Ce matin il fait jour lorsque je pars à la mine, les agneaux gambadent à la Marjolatte, les hirondelles virevoltent au Cheylard, les repousses des saules jaunes hirsutes balaient le ciel, les tout petits ont sorti cet après-midi leur casque et leur trottinette, les plus grands jouent au foot dans la cour du collège, Lili est dans le jardin avec Oscar, les portes restent ouvertes.

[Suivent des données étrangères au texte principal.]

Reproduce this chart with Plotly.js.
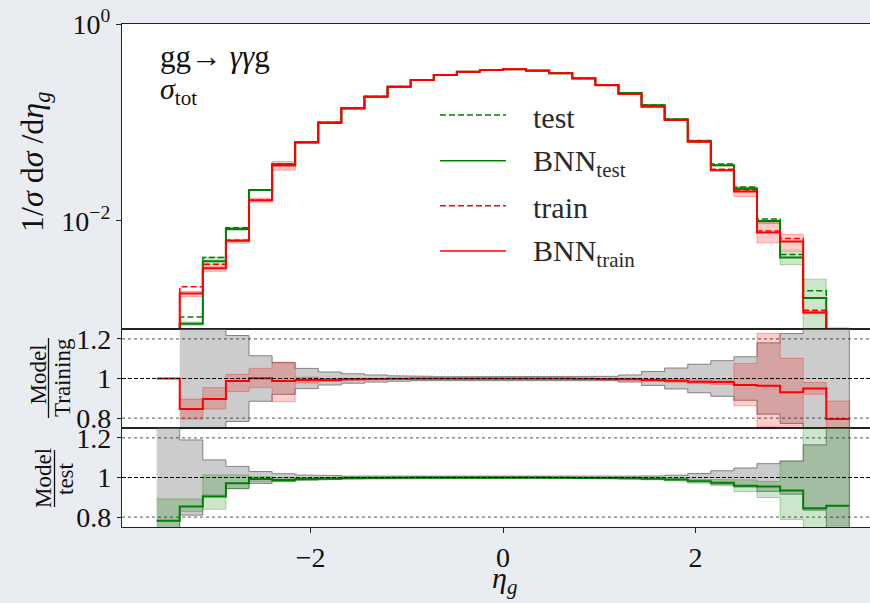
<!DOCTYPE html>
<html>
<head>
<meta charset="utf-8">
<script src="https://cdn.plot.ly/plotly-3.0.1.min.js"></script>
<style>
  html, body { margin: 0; padding: 0; background: rgb(233,236,240); overflow: hidden; }
  #chart { width: 890px; height: 603px; }
</style>
</head>
<body>
<div id="chart"></div>
<script>
// eta_g binning (30 bins of width 0.24)
const binEdges = [-3.6, -3.36, -3.12, -2.88, -2.64, -2.4, -2.16, -1.92, -1.68, -1.44, -1.2,
  -0.96, -0.72, -0.48, -0.24, 0, 0.24, 0.48, 0.72, 0.96, 1.2, 1.44, 1.68, 1.92, 2.16, 2.4,
  2.64, 2.88, 3.12, 3.36, 3.6];

// normalised distributions 1/sigma dsigma/deta_g
const test = [4.0e-4, 1.05e-3, 4.23e-3, 8.5e-3, 2.07e-2, 3.80e-2, 6.35e-2, 0.1005, 0.140, 0.183,
  0.231, 0.270, 0.303, 0.327, 0.340, 0.346, 0.336, 0.316, 0.281, 0.240,
  0.200, 0.150, 0.108, 0.0655, 0.0377, 0.0221, 0.0104, 0.00454, 0.00194, 6.0e-4];
const bnnTest = [3.12e-4, 9.0e-4, 3.88e-3, 8.25e-3, 2.05e-2, 3.75e-2, 6.30e-2, 0.0998, 0.1395, 0.1828,
  0.2308, 0.270, 0.303, 0.327, 0.340, 0.346, 0.336, 0.3158, 0.2805, 0.2394,
  0.1993, 0.1493, 0.1069, 0.0644, 0.0367, 0.0212, 0.00993, 0.00424, 0.00164, 5.1e-4];
const train = [2.0e-4, 2.13e-3, 3.62e-3, 6.35e-3, 1.62e-2, 3.70e-2, 6.30e-2, 0.0995, 0.139, 0.182,
  0.230, 0.269, 0.303, 0.327, 0.340, 0.346, 0.335, 0.315, 0.280, 0.239,
  0.195, 0.145, 0.107, 0.0645, 0.0333, 0.0205, 0.00789, 0.00661, 0.00123, 5.0e-4];
const bnnTrain = [2.0e-4, 1.82e-3, 3.30e-3, 6.25e-3, 1.62e-2, 3.65e-2, 6.25e-2, 0.0988, 0.1385, 0.1817,
  0.2298, 0.269, 0.303, 0.327, 0.340, 0.346, 0.335, 0.315, 0.2797, 0.2383,
  0.1942, 0.1439, 0.1058, 0.0635, 0.0327, 0.0198, 0.0076, 0.00615, 0.00117, 4.0e-4];

// Model / Training ratio, BNN uncertainty band and training statistics
const ratioTrain = [1.0, 0.846, 0.896, 0.987, 1.001, 0.987, 0.992, 0.993, 0.996, 0.998,
  0.999, 1.0, 1.0, 1.0, 1.0, 1.0, 1.0, 1.0, 0.999, 0.997,
  0.996, 0.992, 0.989, 0.984, 0.982, 0.967, 0.964, 0.930, 0.950, 0.795];
const trainBandLo = [null, 0.795, 0.846, 0.934, 0.954, 0.883, 0.977, 0.985, 0.990, 0.993,
  0.995, 0.996, 0.997, 0.997, 0.997, 0.997, 0.997, 0.997, 0.995, 0.993,
  0.991, 0.986, 0.981, 0.974, 0.970, 0.862, 0.757, 0.760, 0.920, 0.705];
const trainBandHi = [null, 0.896, 0.954, 1.021, 1.051, 1.082, 1.007, 1.001, 1.002, 1.003,
  1.003, 1.004, 1.003, 1.003, 1.003, 1.003, 1.003, 1.003, 1.003, 1.001,
  1.001, 0.998, 0.997, 0.994, 0.994, 1.076, 1.228, 1.102, 0.980, 0.886];
const trainStat = [null, 0.5, 0.5, 0.217, 0.115, 0.080, 0.051, 0.033, 0.024, 0.018,
  0.014, 0.011, 0.009, 0.008, 0.008, 0.008, 0.008, 0.009, 0.010, 0.011,
  0.018, 0.035, 0.053, 0.072, 0.090, 0.110, 0.180, 0.227, 0.5, 0.5];

// Model / test ratio, BNN uncertainty band and test statistics
const ratioTest = [0.781, 0.854, 0.904, 0.971, 0.992, 0.988, 0.993, 0.995, 0.997, 0.998,
  0.999, 1.0, 1.0, 1.0, 1.0, 1.0, 1.0, 0.999, 0.998, 0.997,
  0.996, 0.994, 0.990, 0.981, 0.973, 0.958, 0.955, 0.934, 0.845, 0.857];
const testBandLo = [0.67, 0.828, 0.840, 0.943, 0.980, 0.978, 0.985, 0.989, 0.992, 0.994,
  0.997, 0.997, 0.997, 0.997, 0.997, 0.997, 0.997, 0.997, 0.995, 0.993,
  0.992, 0.988, 0.982, 0.971, 0.958, 0.928, 0.899, 0.788, 0.375, 0.35];
const testBandHi = [0.892, 0.892, 1.013, 1.013, 1.004, 0.998, 1.001, 1.001, 1.002, 1.002,
  1.003, 1.003, 1.003, 1.003, 1.003, 1.003, 1.003, 1.003, 1.001, 1.001,
  1.000, 1.000, 0.998, 0.991, 0.988, 0.988, 0.980, 1.080, 1.315, 1.36];
const testStat = [0.5, 0.19, 0.089, 0.056, 0.030, 0.019, 0.013, 0.010, 0.007, 0.006,
  0.005, 0.004, 0.004, 0.004, 0.004, 0.004, 0.004, 0.004, 0.005, 0.006,
  0.007, 0.008, 0.012, 0.020, 0.034, 0.048, 0.070, 0.084, 0.165, 0.5];

const GREEN = '#008000', RED = '#ff0000';
const SERIF = '"Liberation Serif", "Times New Roman", serif';

// histogram outline drawn as a step line over the bin edges
function stepLine(vals, xa, ya, color, dash, width) {
  const x = [], y = [];
  vals.forEach((v, i) => { x.push(binEdges[i]); y.push(v); });
  x.push(binEdges[vals.length]); y.push(vals[vals.length - 1]);
  return { x, y, xaxis: xa, yaxis: ya, mode: 'lines', hoverinfo: 'skip', showlegend: false,
    line: { shape: 'hv', color, dash: dash || 'solid', width: width || 2 } };
}

// filled step band between lo and hi, one polygon per run of defined bins
function stepBand(lo, hi, xa, ya, fill, edge) {
  const traces = [];
  let run = [];
  const flush = () => {
    if (!run.length) return;
    const x = [], y = [];
    run.forEach(i => { x.push(binEdges[i], binEdges[i + 1]); y.push(hi[i], hi[i]); });
    run.slice().reverse().forEach(i => { x.push(binEdges[i + 1], binEdges[i]); y.push(lo[i], lo[i]); });
    traces.push({ x, y, xaxis: xa, yaxis: ya, mode: 'lines', fill: 'toself', fillcolor: fill,
      line: { color: edge, width: 1 }, hoverinfo: 'skip', showlegend: false });
    run = [];
  };
  lo.forEach((v, i) => { if (v === null || hi[i] === null) flush(); else run.push(i); });
  flush();
  return traces;
}

const scaleBy = (base, r) => r.map((v, i) => v === null ? null : base[i] * v);
const statLo = s => s.map(v => v === null ? null : 1 - v);
const statHi = s => s.map(v => v === null ? null : 1 + v);

const traces = [
  // main panel
  ...stepBand(scaleBy(test, testBandLo), scaleBy(test, testBandHi), 'x', 'y', 'rgba(0,128,0,0.2)', 'rgba(0,128,0,0.3)'),
  ...stepBand(scaleBy(train, trainBandLo), scaleBy(train, trainBandHi), 'x', 'y', 'rgba(255,0,0,0.2)', 'rgba(255,0,0,0.3)'),
  stepLine(test, 'x', 'y', GREEN, '6px,3px', 1.5),
  stepLine(bnnTest, 'x', 'y', GREEN, 'solid', 2),
  stepLine(train, 'x', 'y', RED, '6px,3px', 1.5),
  stepLine(bnnTrain, 'x', 'y', RED, 'solid', 2),
  // Model / Training
  ...stepBand(statLo(trainStat), statHi(trainStat), 'x2', 'y2', 'rgba(128,128,128,0.4)', 'rgba(90,90,90,0.7)'),
  ...stepBand(trainBandLo, trainBandHi, 'x2', 'y2', 'rgba(255,0,0,0.2)', 'rgba(255,0,0,0.3)'),
  stepLine(ratioTrain, 'x2', 'y2', RED, 'solid', 2),
  // Model / test
  ...stepBand(statLo(testStat), statHi(testStat), 'x3', 'y3', 'rgba(128,128,128,0.4)', 'rgba(90,90,90,0.7)'),
  ...stepBand(testBandLo, testBandHi, 'x3', 'y3', 'rgba(0,128,0,0.2)', 'rgba(0,128,0,0.3)'),
  stepLine(ratioTest, 'x3', 'y3', GREEN, 'solid', 2),
];

const SPINE = '#222';
const TICKFONT = { family: SERIF, size: 28, color: '#111' };
const xBase = { range: [-3.96, 3.96], showgrid: false, zeroline: false, showline: true, mirror: true,
  linecolor: SPINE, linewidth: 1.2, ticks: '', showticklabels: false };
const yRatio = { range: [0.75, 1.25], showgrid: false, zeroline: false, showline: true, mirror: true,
  linecolor: SPINE, linewidth: 1.2, ticks: 'outside', ticklen: 4, tickcolor: SPINE,
  tickvals: [0.8, 1, 1.2], ticktext: ['0.8', '1', '1.2'], tickfont: TICKFONT };

const pxX = px => (px - 122) / 762;
const pxY = py => (527 - py) / 503;

const shapes = [];
['y2', 'y3'].forEach(ya => {
  [0.8, 1.2].forEach(v => shapes.push({ type: 'line', xref: 'paper', yref: ya, x0: 0, x1: 1, y0: v, y1: v,
    line: { color: 'rgba(40,40,40,0.8)', width: 1, dash: 'dot' } }));
  shapes.push({ type: 'line', xref: 'paper', yref: ya, x0: 0, x1: 1, y0: 1, y1: 1,
    line: { color: '#000', width: 1.2, dash: '4px,2px' } });
});
// fraction bars of the ratio labels
shapes.push({ type: 'line', xref: 'paper', yref: 'paper', x0: pxX(48.5), x1: pxX(48.5), y0: pxY(338), y1: pxY(418),
  line: { color: '#111', width: 1.3 } });
shapes.push({ type: 'line', xref: 'paper', yref: 'paper', x0: pxX(54.5), x1: pxX(54.5), y0: pxY(450), y1: pxY(507),
  line: { color: '#111', width: 1.3 } });

// legend
const legendRows = [
  { label: 'test', color: GREEN, dash: '6px,3px', py: 115 },
  { label: 'BNN<sub>test</sub>', color: GREEN, dash: 'solid', py: 160.7 },
  { label: 'train', color: RED, dash: '6px,3px', py: 205.7 },
  { label: 'BNN<sub>train</sub>', color: RED, dash: 'solid', py: 251 },
];
legendRows.forEach(r => shapes.push({ type: 'line', xref: 'paper', yref: 'paper',
  x0: pxX(440), x1: pxX(506), y0: pxY(r.py), y1: pxY(r.py), line: { color: r.color, width: 1.5, dash: r.dash } }));

const ann = (text, px, py, size, extra) => Object.assign({ text, xref: 'paper', yref: 'paper', x: pxX(px), y: pxY(py),
  showarrow: false, xanchor: 'center', yanchor: 'middle', font: { family: SERIF, size, color: '#111' } }, extra || {});

const annotations = [
  ...legendRows.map(r => ann(r.label, 531, r.py + 2, 30, { xanchor: 'left', font: { family: SERIF, size: 30, color: '#2a2a2a' } })),
  ann('gg\u2192 <i>γγ</i>g', 158, 57, 31, { xanchor: 'left' }),
  ann('<i>σ</i><sub>tot</sub>', 158, 91, 30, { xanchor: 'left' }),
  ann('1/<i>σ</i> d<i>σ</i> /d<i>η<sub>g</sub></i>', 35, 162, 32, { textangle: -90 }),
  ann('Model', 37.5, 375, 23, { textangle: -90 }),
  ann('Training', 62, 378, 23, { textangle: -90 }),
  ann('Model', 43, 478, 23, { textangle: -90 }),
  ann('test', 65, 479, 23, { textangle: -90 }),
  ann('<i>η<sub>g</sub></i>', 505, 580, 30),
];

const layout = {
  width: 890, height: 603,
  margin: { l: 122, r: 6, t: 24, b: 76 },
  paper_bgcolor: 'rgb(233,236,240)', plot_bgcolor: '#fff',
  showlegend: false,
  font: { family: SERIF, color: '#111' },
  xaxis: Object.assign({}, xBase, { anchor: 'y' }),
  xaxis2: Object.assign({}, xBase, { anchor: 'y2', matches: 'x' }),
  xaxis3: Object.assign({}, xBase, { anchor: 'y3', matches: 'x', ticks: 'outside', ticklen: 5, tickcolor: SPINE,
    showticklabels: true, tickvals: [-2, 0, 2], tickfont: TICKFONT }),
  yaxis: { type: 'log', range: [-3.1, 0], domain: [198 / 503, 1], anchor: 'x', showgrid: false, zeroline: false,
    showline: true, mirror: true, linecolor: SPINE, linewidth: 1.2, ticks: 'outside', ticklen: 5, tickcolor: SPINE,
    tickvals: [1, 0.01], ticktext: ['10<sup>0</sup>', '10<sup>\u22122</sup>'], tickfont: TICKFONT },
  yaxis2: Object.assign({}, yRatio, { domain: [99 / 503, 198 / 503], anchor: 'x2' }),
  yaxis3: Object.assign({}, yRatio, { domain: [0, 99 / 503], anchor: 'x3' }),
  shapes, annotations,
};

Plotly.newPlot('chart', traces, layout, { displayModeBar: false, staticPlot: true });
</script>
</body>
</html>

Le printemps c’est peut-être cela, cette inquiétude qui remue, ces propos contradictoires, ce mélange de précipitation et de patience ; la crainte que la nouvelle saison ne vienne pas d’un coup, partout et au même instant, et puis cet étonnement qu’elle soit déjà là alors qu’on croyait encore l’attendre.
Les signes de la belle saison sont ses retards, le soleil les éclairera bientôt tous ensemble, semés de couleurs et soudés par le vert, nous forçant à nous réfugier sous l’ombre du tilleul. On se plaindra alors, comme l’année dernière, de la chaleur à laquelle nous n’étions pas habitués et de la poussière sèche sur les chemins de terre.
Le printemps efface dans ses manières d’apparaître tous les repères, il nous amène à oublier et à recommencer, avec la crainte qu’un jour il pourrait, comme le soleil, ne pas revenir.